The swimming technique was fast enough that the specimen eluded capture by the research team. But it didn’t matter. Mr. McConachie was there to document the existence of the Quatsino Cave amphipod, and he did. That was enough.
“I’ve never even heard of it when we started this; we owe a lot to the caver community for actually providing us the information on the species itself,” he said.
Still, it took years to negotiate the protection order. The process went at a glacial pace, he said, for complex reasons.
“It’s a significant area, there was some harvest opportunities and we had to discuss with the affected forestry licensee about the implications of protecting this area. And so, that process in itself takes a long time.”
There were negotiations as well with the local Nuu-chah-nulth tribes. Then, there is the question of government staffing priorities. “We work on a lot of different species, and we often work for efficiency’s sake on packages of wildlife habitat areas. But this is a one-off. ... So we actually plugged away at this in fits and spurts over the years.”

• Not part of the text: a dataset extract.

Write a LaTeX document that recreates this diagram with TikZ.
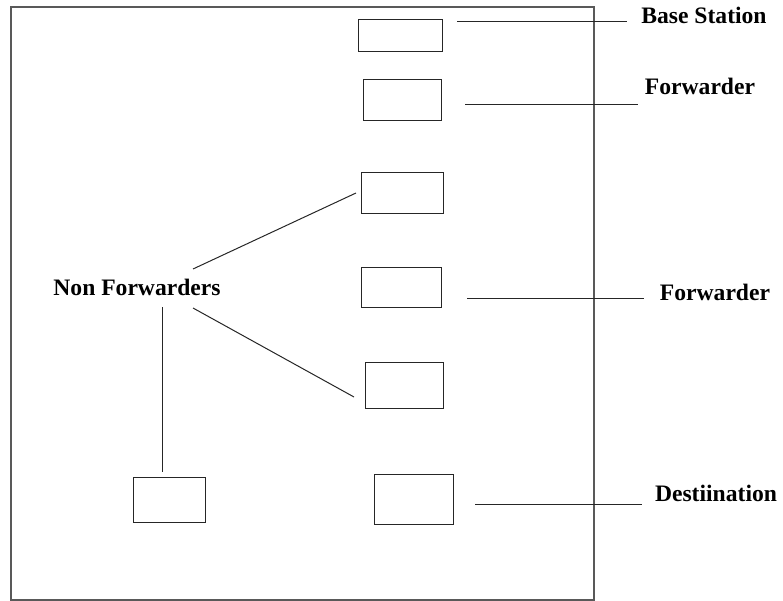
\documentclass[tikz,border=0pt]{standalone}
\usepackage{fontspec}
\setmainfont{Liberation Serif}
\begin{document}
\begin{tikzpicture}[x=1pt,y=-1pt,
  box/.style={draw=black!85, line width=1pt, inner sep=0pt, anchor=north west},
  lbl/.style={font=\fontsize{23.6}{27}\selectfont\bfseries, inner sep=0pt},
  conn/.style={draw=black!85, line width=1pt}]
\useasboundingbox (0,0) rectangle (783,601);
\draw[draw=black!65, line width=1.4pt] (11,7) rectangle (594,600);
% boxes
\node[box, minimum width=84pt, minimum height=32pt] (b1) at (358,19) {};
\node[box, minimum width=78pt, minimum height=41pt] (b2) at (363,79) {};
\node[box, minimum width=82pt, minimum height=41pt] (b3) at (361,172) {};
\node[box, minimum width=80pt, minimum height=40pt] (b4) at (361,267) {};
\node[box, minimum width=78pt, minimum height=46pt] (b5) at (365,362) {};
\node[box, minimum width=72pt, minimum height=45pt] (b6) at (133,477) {};
\node[box, minimum width=79pt, minimum height=50pt] (b7) at (374,474) {};
% labels
\node[lbl] (lbs) at (704,15) {Base Station};
\node[lbl] (lf1) at (700,86) {Forwarder};
\node[lbl] (lf2) at (715,292) {Forwarder};
\node[lbl] (ld) at (716,493) {Destiination};
\node[lbl] (lnf) at (137,287) {Non Forwarders};
% connector end points
\coordinate (s1) at (457,22); \coordinate (e1) at (627,22);
\coordinate (s2) at (465,105); \coordinate (e2) at (638,105);
\coordinate (s3) at (467,298); \coordinate (e3) at (644,298);
\coordinate (s4) at (475,504); \coordinate (e4) at (642,504);
\coordinate (n1) at (193,269); \coordinate (m1) at (356,193);
\coordinate (n2) at (193,308); \coordinate (m2) at (354,397);
\coordinate (n3) at (162,307); \coordinate (m3) at (162,472);
\draw[conn] (s1) -- (e1);
\draw[conn] (s2) -- (e2);
\draw[conn] (s3) -- (e3);
\draw[conn] (s4) -- (e4);
\draw[conn] (n1) -- (m1);
\draw[conn] (n2) -- (m2);
\draw[conn] (n3) -- (m3);
\end{tikzpicture}
\end{document}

In the end, he said, “it was a real success story.”
Mr. Davis, the Tahsis Mayor, said science is key to winning these battles.
“I think in the past, environmentalists operated primarily on passion,” he said. “Scientific rationales, that’s something that governments can more easily wrap their heads around than just passion.”
He noted that it took 900 people getting arrested in Clayoquot Sound in the 1990s – which became known as the War in the Woods – before the province would protect that Vancouver Island valley. “In our caving group, you know, we’ve got 100 cavers on the island, so we don’t have the numbers that would really lead to any protection on that basis. So we had to work smarter in order to achieve any results and, I think, actually, we’ve been wildly successful.”